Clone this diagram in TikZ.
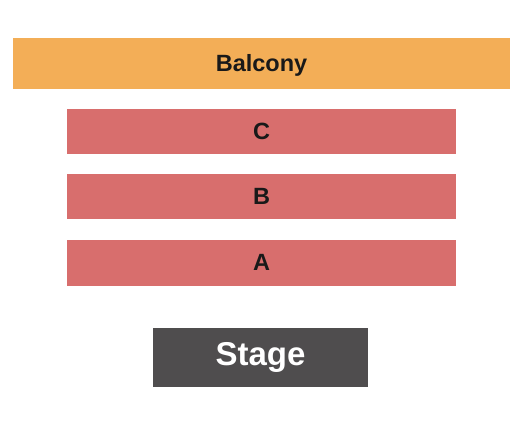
\documentclass[tikz,border=0pt]{standalone}
\usepackage{fontspec}
\setmainfont{Liberation Sans}
\usetikzlibrary{positioning}
\definecolor{balconyorange}{HTML}{F3AE57}
\definecolor{rowred}{HTML}{D86E6D}
\definecolor{stagegray}{HTML}{4F4D4E}

\begin{document}
\begin{tikzpicture}[x=1pt,y=-1pt,node distance=65pt,on grid,
  section/.style={inner sep=0pt,font=\fontsize{23.5}{28}\selectfont\bfseries,
    text height=16.8pt,text depth=0pt,text=black!90},
  row/.style={section,fill=rowred,minimum width=389pt,minimum height=45pt}]
\useasboundingbox (0,0) rectangle (525,425);
\node[section,fill=balconyorange,minimum width=497pt,minimum height=51pt] (balcony) at (261.5,63.5) {Balcony};
\node[row] (rowC) at (261.5,131.5) {C};
\node[row] (rowB) [below=of rowC] {B};
\node[row,minimum height=46pt] (rowA) [below=66pt of rowB] {A};
\node[section,fill=stagegray,text=white,font=\fontsize{33}{38}\selectfont\bfseries,
  text height=23.6pt,text depth=7pt,minimum width=215pt,minimum height=59pt] (stage) [below=95pt of rowA,xshift=-1pt] {Stage};
\end{tikzpicture}
\end{document}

────────

WHAT NEEDS TO BE DONE = Strip out the pictures and quote the remaining data word for word.

CORRECT OUTPUT =
Clone this diagram in TikZ.
\documentclass[tikz,border=0pt]{standalone}
\usepackage{fontspec}
\setmainfont{Liberation Sans}
\usetikzlibrary{positioning}
\definecolor{balconyorange}{HTML}{F3AE57}
\definecolor{rowred}{HTML}{D86E6D}
\definecolor{stagegray}{HTML}{4F4D4E}

\begin{document}
\begin{tikzpicture}[x=1pt,y=-1pt,node distance=65pt,on grid,
  section/.style={inner sep=0pt,font=\fontsize{23.5}{28}\selectfont\bfseries,
    text height=16.8pt,text depth=0pt,text=black!90},
  row/.style={section,fill=rowred,minimum width=389pt,minimum height=45pt}]
\useasboundingbox (0,0) rectangle (525,425);
\node[section,fill=balconyorange,minimum width=497pt,minimum height=51pt] (balcony) at (261.5,63.5) {Balcony};
\node[row] (rowC) at (261.5,131.5) {C};
\node[row] (rowB) [below=of rowC] {B};
\node[row,minimum height=46pt] (rowA) [below=66pt of rowB] {A};
\node[section,fill=stagegray,text=white,font=\fontsize{33}{38}\selectfont\bfseries,
  text height=23.6pt,text depth=7pt,minimum width=215pt,minimum height=59pt] (stage) [below=95pt of rowA,xshift=-1pt] {Stage};
\end{tikzpicture}
\end{document}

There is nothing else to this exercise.